■ **Material provided**
--------

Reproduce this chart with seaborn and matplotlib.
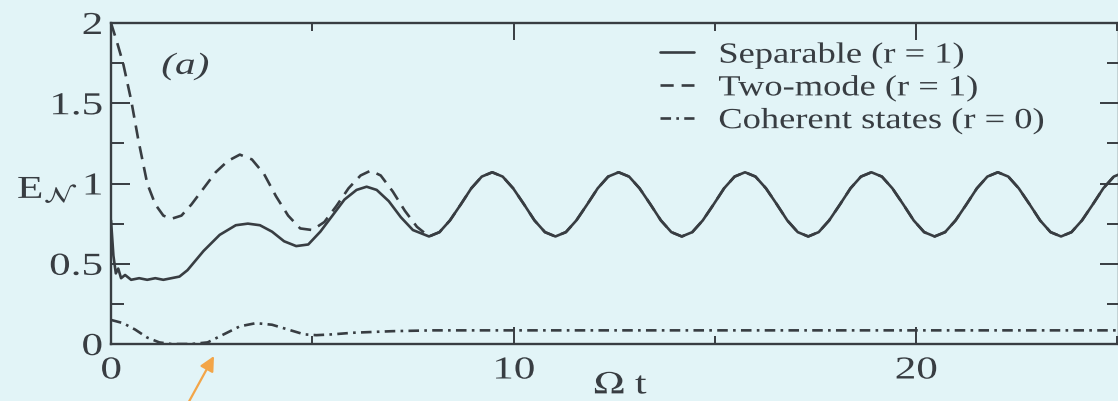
import numpy as np
import pandas as pd
import matplotlib
matplotlib.use("Agg")
import matplotlib.pyplot as plt
from matplotlib.ticker import MultipleLocator
from matplotlib.patheffects import AbstractPathEffect
from matplotlib.transforms import Affine2D
import seaborn as sns

# ---- data -------------------------------------------------------------
# oscillating regime shared by the two squeezed-state curves (t >= 7.9)
t_tail = [7.9, 8.16, 8.42, 8.69, 8.95, 9.21, 9.47, 9.73, 9.99, 10.26,
          10.52, 10.78, 11.04, 11.3, 11.56, 11.83, 12.09, 12.35, 12.61,
          12.87, 13.13, 13.4, 13.66, 13.92, 14.18, 14.44, 14.7, 14.97,
          15.23, 15.49, 15.75, 16.01, 16.27, 16.54, 16.8, 17.06, 17.32,
          17.58, 17.84, 18.11, 18.37, 18.63, 18.89, 19.15, 19.41, 19.68,
          19.94, 20.2, 20.46, 20.72, 20.98, 21.25, 21.51, 21.77, 22.03,
          22.29, 22.55, 22.82, 23.08, 23.34, 23.6, 23.86, 24.12, 24.39,
          24.65, 24.91, 25.17]
en_tail = [0.67, 0.697, 0.77, 0.87, 0.97, 1.043, 1.07, 1.043, 0.97, 0.87,
           0.77, 0.697, 0.67, 0.697, 0.77, 0.87, 0.97, 1.043, 1.07, 1.043,
           0.97, 0.87, 0.77, 0.697, 0.67, 0.697, 0.77, 0.87, 0.97, 1.043,
           1.07, 1.043, 0.97, 0.87, 0.77, 0.697, 0.67, 0.697, 0.77, 0.87,
           0.97, 1.043, 1.07, 1.043, 0.97, 0.87, 0.77, 0.697, 0.67, 0.697,
           0.77, 0.87, 0.97, 1.043, 1.07, 1.043, 0.97, 0.87, 0.77, 0.697,
           0.67, 0.697, 0.77, 0.87, 0.97, 1.043, 1.07]

# separable squeezed input, r = 1 (transient part)
t_sep = [0.0, 0.06, 0.12, 0.18, 0.25, 0.35, 0.5, 0.7, 0.9, 1.1, 1.3, 1.5,
         1.7, 1.9, 2.1, 2.3, 2.5, 2.7, 2.9, 3.1, 3.4, 3.7, 4.0, 4.3, 4.6,
         4.9, 5.2, 5.5, 5.8, 6.1, 6.35, 6.6, 6.9, 7.2, 7.5]
en_sep = [0.77, 0.55, 0.44, 0.47, 0.41, 0.43, 0.40, 0.41, 0.40, 0.41, 0.40,
          0.41, 0.42, 0.46, 0.52, 0.58, 0.63, 0.68, 0.71, 0.74, 0.75, 0.74,
          0.70, 0.64, 0.61, 0.62, 0.70, 0.80, 0.90, 0.96, 0.98, 0.96, 0.89,
          0.79, 0.71]

# two-mode squeezed input, r = 1 (transient part)
t_two = [0.0, 0.15, 0.3, 0.5, 0.68, 0.9, 1.1, 1.3, 1.5, 1.75, 2.0, 2.3,
         2.6, 2.9, 3.2, 3.5, 3.8, 4.1, 4.4, 4.7, 5.0, 5.3, 5.6, 5.9, 6.2,
         6.45, 6.7, 7.0, 7.3, 7.6]
en_two = [2.0, 1.88, 1.75, 1.52, 1.27, 1.0, 0.87, 0.80, 0.78, 0.80, 0.87,
          0.97, 1.07, 1.14, 1.18, 1.15, 1.06, 0.92, 0.80, 0.72, 0.71, 0.76,
          0.86, 0.97, 1.05, 1.08, 1.05, 0.95, 0.83, 0.73]

# coherent states, r = 0
t_coh = [0.0, 0.3, 0.6, 0.9, 1.2, 1.5, 2.0, 2.4, 2.8, 3.2, 3.6, 4.0, 4.4,
         4.8, 5.1, 5.5, 6.0, 7.0, 8.0, 10.0, 15.0, 20.0, 25.3]
en_coh = [0.15, 0.13, 0.09, 0.04, 0.01, 0.0, 0.0, 0.01, 0.06, 0.11, 0.13,
          0.12, 0.09, 0.06, 0.055, 0.06, 0.07, 0.08, 0.085, 0.085, 0.085,
          0.085, 0.085]

labels = ["Separable (r = 1)", "Two-mode (r = 1)", "Coherent states (r = 0)"]
x_ticks = [0, 10, 20]
y_ticks = [0, 0.5, 1, 1.5, 2]
y_ticklabels = ["0", "0.5", "1", "1.5", "2"]


class HStretch(AbstractPathEffect):
    """Widen a text path horizontally about its left, centre or right edge."""

    def __init__(self, sx=1.3, anchor="center"):
        super().__init__()
        self.sx = sx
        self.anchor = anchor

    def draw_path(self, renderer, gc, tpath, affine, rgbFace=None):
        pts = affine.transform(tpath.vertices)
        if len(pts) == 0:
            return
        xmin, xmax = pts[:, 0].min(), pts[:, 0].max()
        cx = {"left": xmin, "right": xmax, "center": 0.5 * (xmin + xmax)}[self.anchor]
        extra = Affine2D().translate(-cx, 0).scale(self.sx, 1).translate(cx, 0)
        renderer.draw_path(gc, tpath, affine + extra, rgbFace)


# ---- styling ----------------------------------------------------------
sns.set_theme(style="ticks")
BG = "#e2f4f7"
INK = "#383d42"
plt.rcParams["font.family"] = ["Liberation Serif", "DejaVu Serif"]
plt.rcParams["mathtext.fontset"] = "stix"
plt.rcParams["text.color"] = INK

frames = [
    pd.DataFrame({"t": t_sep + t_tail, "E": en_sep + en_tail, "state": labels[0]}),
    pd.DataFrame({"t": t_two + t_tail, "E": en_two + en_tail, "state": labels[1]}),
    pd.DataFrame({"t": t_coh, "E": en_coh, "state": labels[2]}),
]
df = pd.concat(frames, ignore_index=True)

W, H = 1118, 401
fig = plt.figure(figsize=(W / 100, H / 100), dpi=100, facecolor=BG)
x0, x1, y_top, y_bot = 111, 1119, 23, 344
ax = fig.add_axes([x0 / W, 1 - y_bot / H, (x1 - x0) / W, (y_bot - y_top) / H])
ax.set_facecolor(BG)

dash_map = {labels[0]: "", labels[1]: (5, 3), labels[2]: (4, 2, 1, 2)}
sns.lineplot(data=df, x="t", y="E", style="state", dashes=dash_map,
             style_order=labels, color=INK, linewidth=1.9, sort=False,
             estimator=None, ax=ax)

ax.set_xlim(0, 25.04)
ax.set_ylim(0, 2)
ax.set_xticks(x_ticks)
ax.set_xticklabels([str(v) for v in x_ticks])
ax.xaxis.set_minor_locator(MultipleLocator(5))
ax.set_yticks(y_ticks)
ax.set_yticklabels(y_ticklabels)
ax.yaxis.set_minor_locator(MultipleLocator(0.25))
ax.set_xlabel("")
ax.set_ylabel("")

for s in ax.spines.values():
    s.set_color(INK)
    s.set_linewidth(1.7)
ax.tick_params(which="both", direction="in", top=True, right=True,
               color=INK, width=1.4, labelsize=23, labelcolor=INK)
ax.tick_params(axis="x", which="major", length=12, pad=9)
ax.tick_params(axis="x", which="minor", length=6)
ax.tick_params(axis="y", which="major", length=14, pad=6)
ax.tick_params(axis="y", which="minor", length=9)

for lab in ax.get_xticklabels():
    lab.set_path_effects([HStretch(1.35, "center")])
for lab in ax.get_yticklabels():
    lab.set_path_effects([HStretch(1.35, "right")])

# axis titles and panel tag
t_e = fig.text(17 / W, 1 - 190 / H, r"E$_{\mathcal{N}}$", fontsize=23,
               color=INK, ha="left", va="center")
t_e.set_path_effects([HStretch(1.35, "left")])
t_w = fig.text(621 / W, 1 - 386 / H, r"$\Omega$ t", fontsize=23, color=INK,
               ha="center", va="center")
t_w.set_path_effects([HStretch(1.3, "center")])
t_a = ax.text(1.84, 1.73, "(a)", fontsize=22, style="italic", color=INK,
              ha="center", va="center")
t_a.set_path_effects([HStretch(1.35, "center")])

leg = ax.legend(loc="upper left", bbox_to_anchor=(660 / W, 1 - 42 / H),
                bbox_transform=fig.transFigure, frameon=False, fontsize=21,
                handlelength=1.15, handletextpad=0.85, labelspacing=0.2,
                borderpad=0, borderaxespad=0)
for txt in leg.get_texts():
    txt.set_color(INK)
    txt.set_path_effects([HStretch(1.25, "left")])

# highlight arrow pointing at the coherent-state curve
ax.annotate("", xy=(214, H - 356), xytext=(186, -6), xycoords="figure pixels",
            textcoords="figure pixels",
            arrowprops=dict(arrowstyle="-|>", color="#f3a548", lw=1.6,
                            mutation_scale=22, shrinkA=0, shrinkB=0),
            annotation_clip=False)

fig.savefig("out.png", dpi=100, facecolor=BG)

--------

■ **Objective**
Pictures excluded, repeat exactly the lines from the top of the material through the line with "import seaborn as sns", including both of those lines.

■ **Expected answer**
Reproduce this chart with seaborn and matplotlib.
import numpy as np
import pandas as pd
import matplotlib
matplotlib.use("Agg")
import matplotlib.pyplot as plt
from matplotlib.ticker import MultipleLocator
from matplotlib.patheffects import AbstractPathEffect
from matplotlib.transforms import Affine2D
import seaborn as sns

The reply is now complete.